Worse, someone finally came for Lia just before New Year. Thankfully he cornered me not in the workroom but the atrium.

"Es estou buscando Lia," he said.

"I"m sorry, matey, I don't speak Spanish."

"Os povos que vivem no plano vinte e um disseram que você conhecu Lia!"

I shook my head until he went away.

He never went far though, heading to Bob's and remaining there some while. Damn them.

I was elsewhere when his amigo left. Bob's lights went out not long after midnight. I held off another half hour in cold watchfulness and reviewed my thinking, such as it was. I'd thought of Kennedy again, of a slow train through a troubled country. Then I drove the transit van from the street to the workroom and silenced the engine.

I carried Lia out as I'd carried her in all those weeks ago, she the only thing unchanged, and placed her on the single mattress making an island in a choppy sea of supermarket carrier bags.

Returning, I gave the workroom the once over and prayed it wasn't the complex alone preserving her. Finally I left Bob a belated Christmas present on the bare worktable, having dug out my old overalls, the ones with Simon indeed stitched across the breast. The things we keep. In the pocket I tucked a note reading,

"I trust you'll put your keys to good use, Bob."
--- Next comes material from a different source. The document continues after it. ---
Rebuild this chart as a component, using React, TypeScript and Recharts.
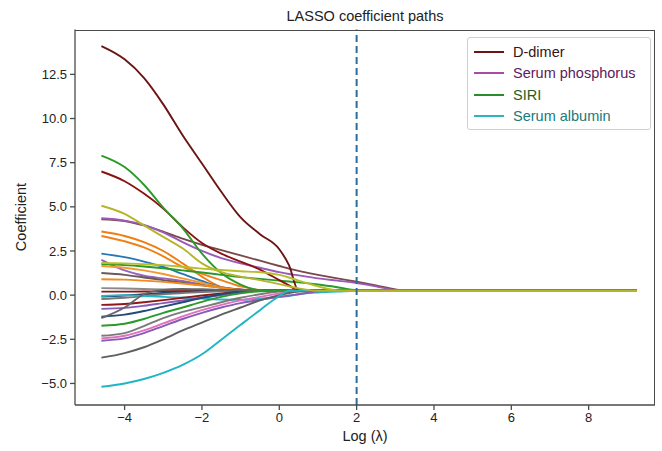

Now Lia and I would take a slow drive through a country untroubled, though it was built on the backs of our compatriots. While hardly the hecatomb of Bristol or Liverpool, how many other Yorks? When I went to close the van door, however, the rear was empty, her mattress unoccupied. Only my grip on the freezing handles kept me upright.

Was it Bob, or his amigo, or officials at last? Whichever, I had to go. I gathered myself and went to get in the cab. Except I couldn't. My heart somersaulted once again and I hung onto another handle.

Lia was sitting behind the wheel in her summer dress, living, breathing, but otherwise unchanged still.

"Olá, Javier."

I moved my duvet into the foot well, took my place beside her, and instead of the old story of Kennedy, I told Lia the new thought I'd just had.

"I'm off the clock forever."

Then we drove away, as if to retire undefeated this time.